ATI's RV870 is more modestly sized at 2.2 billion transistors, but it has more processing cores: 1,600 vs. the GF100's 512. On the other hand, Nvidia spent some of its transistor budget boosting the clock rate of the GF100 to around twice that of the RV870. Nvidia hasn't released any numbers yet, but Brookwood estimates the GF100 cores will run at about 1.5 GHz; ATI says the RV870 will be clocked at 850 MHz.
If Brookwood is right, the theoretical maximum throughput of the GF100 on single-precision floating-point operations works out to 1.536 GFLOPS, whereas ATI announced the figure of 2.72 GFLOPS for the RV870.
On double-precision data, the ranking is reversed. Nvidia would have 768 GFLOPS, and ATI, 544 GFLOPS. Nvidia may also have advantages in memory bandwidth, since its design has more memory close to the cores and six channels of GDDR5 memory rather than ATI's four, and ATI's programming model may lead to slightly lower overall efficiency.
While we wait for more data from Nvidia, not to mention real-world benchmark results, that's about as far as we can take the technical comparisons.
But even these scant data shed enough light to show some interesting contrasts between the two companies' respective chips.
To me, it looks like ATI remains tightly focused on consumer 3D applications, primarily games. ATI's FirePro line of professional graphics cards has been growing in popularity, but it still represents small change for the company and I don't see that changing dramatically with the RV870.
Nvidia also makes most of its money from gamers--more money than ATI does--but the design choices embodied in the Fermi architecture show how aggressively Nvidia is working to seize control of the nascent market for GPU-based computing.
ATI and Nvidia started out roughly equal in this market when so-called general-purpose GPU (GPGPU) computing got started. I hosted a panel at the GP2 Workshop over five years ago, and nobody had any real idea how the market would develop.
Since then, Nvidia's Tesla products have become the dominant GPU computing hardware platform and Nvidia's CUDA architecture has become the dominant software platform. Even the other two major software platforms (OpenCL and Microsoft's Direct Compute) are based on CUDA in significant ways.

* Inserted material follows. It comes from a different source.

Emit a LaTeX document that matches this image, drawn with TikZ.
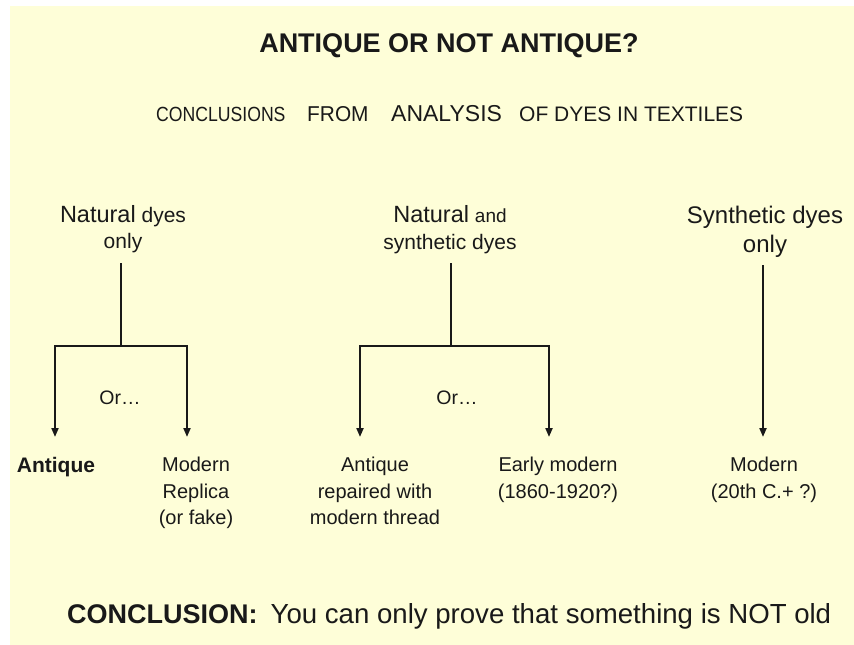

These developments do not bode well for ATI, or for AMD, since AMD has made Fusion--the integration of CPU and GPU computing--the central element of its long-term strategy. AMD's saving grace here is that Intel is actively resisting this kind of integration, persisting in the belief that an enhanced CPU such as Larrabee can entirely eliminate the need for GPUs.
But that's the long run. In the short run, ATI has to build demand for its graphics chips by making them better graphics chips, and the RV870 certainly does that. For one thing, a graphics chip you can actually buy is infinitely better than one you can't, and ATI has a critical schedule advantage over Nvidia.
The GF100 won't be out in time for the holiday buying season, but ATI's already shipping the RV870. As long as ATI can deliver its new chip in volume, it should do very well over the next few months. Nvidia doesn't seem concerned, pointing to its recent history of market-share leadership, but gamers can be fickle. They tend to buy what's best when they're ready to buy, rather than waiting for something potentially better to come along.
Nvidia may be betting on GPU computing for future growth, but like ATI, it needs sales today to support product development tomorrow. I'm looking for better models of Nvidia's current GT200 line of graphics chips to maintain market share through the end of the year, and for the GF100 to reach customers as soon as possible thereafter.